Nothing in the world excites me more than making something out of nothing; creating new characters, stories and worlds in my mind, on then on the page and then lifting them off of the page and breathing life into them. This is why I do what I do. I am an admitted theatre nerd and almost love the process of creation more than the actual performance.
Over the years I have learned the importance of setting goals for my projects. Yes, of course, everyone wants to make bank, get recognition and have the project open doors for more work and lucrative creative opportunities.
That being said, the more specific your goals are for your film or theatre production, the more likely you are to attain them. There are many different reasons people want to mount a production: to showcase your writing or performance talents, to get representation, to establish a calling card, to get exposure, to go to festivals or tour with the project, to make a profit, and even for the sheer joy of creating something to see how it lands.

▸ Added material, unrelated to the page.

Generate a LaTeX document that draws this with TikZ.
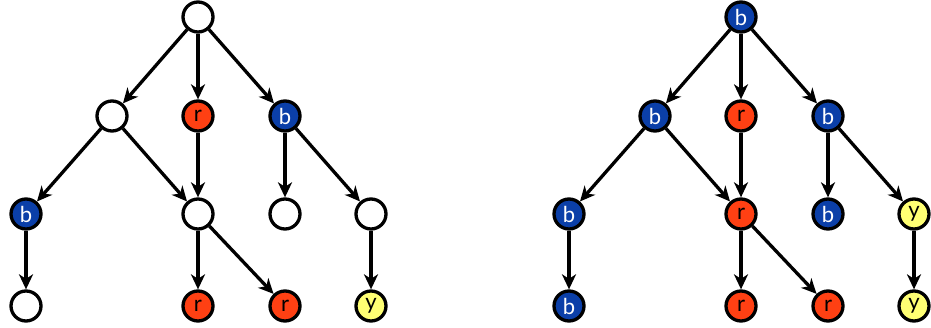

When I decided to shoot and direct my short film Details I called some colleagues and asked if they would be willing to join me for an experiment. I didn’t call it a film because I had a lofty creative vision and had no idea how it would turn out and if it would even work as a film. I was very clear in my own mind and with my entire team that this was a creative experiment and I was not about end-gaming with this specific production. Details was also my first time directing a film so I didn’t have huge expectations for the outcome; I was also wearing all the other hats (writer, actor, producer), so it truly was an experiment of sorts, for my vision, for my ability to direct and for my juggling skills.
To my surprise and delight the experiment was a success, Details went on to screen at two major international festivals (Festival De Cannes and The Cambridge Film Festival UK). This process validated my artistic vision and also showed me that I can in fact direct, something I was never particularly interested in before, nor did I think I was capable of. I do believe my goal of experimentation is what allowed me the freedom to create without the pressure I would normally put on my work. This freedom of creativity and process is what ultimately made the piece a success, I wasn’t focused on the outcome because that was not the goal.
Once you have a clear goal in mind that will determine several factors in terms of timeline, budget, team and so on. For the film Details we had a micro-budget because I knew it was an experiment and understood there was the possibility there would be no final product, so I budgeted accordingly.
Goals often change or evolve once the ball is rolling, projects can take on a life of their own and very easily run away from you. Once you are caught up in the excitement and have a team who is equally enthusiastic you might want to do a bigger production, get more money, get into a larger space and sometimes it gets overwhelming. That is why if you have a clear goal in the beginning it will keep you grounded and focused on the task at hand. Details turned out better than I could have dreamed so once we had a final edit my goals evolved, I wanted to get it out into the world so began submitting to film festivals, that was the new goal.
Another example of goal setting is my solo show Year of the Slut, I wrote the show for one reason – to find theatrical representation. In two years I did two showcases in Los Angeles spending very little money, then was accepted to a festival in New York City. I had a successful Kickstarter campaign and raised $4000 to cover my travel expenses, accommodations and pay for advertising and publicity. Now that the show was going to NY I had different goals. Having been an off-off-Broadway theatre producer I knew what had to be done once I got to NY. Before I set my fundraising target I had accounted for buying ads in the Village Voice and specialized publicity materials. The new goal was to get reviews and as much exposure as possible.
With Year of the Slut I never achieved my initial goal – to find theatrical representation. However, I won the Audience Choice Award at the festival and was approached by a literary agent who was interested in a novel adaptation of the show.
When I first started working on Year of the Slut I never dreamed it would go to NY, let alone win an award and never in my life did I expect to be writing a novel. Although things didn’t work out with the literary agent who was initially interested, I was already off and running with the novel adaptation. Countless rejections from traditional publishers and lit agents, five versions of the novel, three editors, two launches, one title change and almost a decade later Year of the What? is now available in print, digital and audio almost everywhere books are sold.
Not only are the goals important…I would say it’s just as important to be flexible and open to whatever opportunities come your way, even if they were not the ones you were hoping for.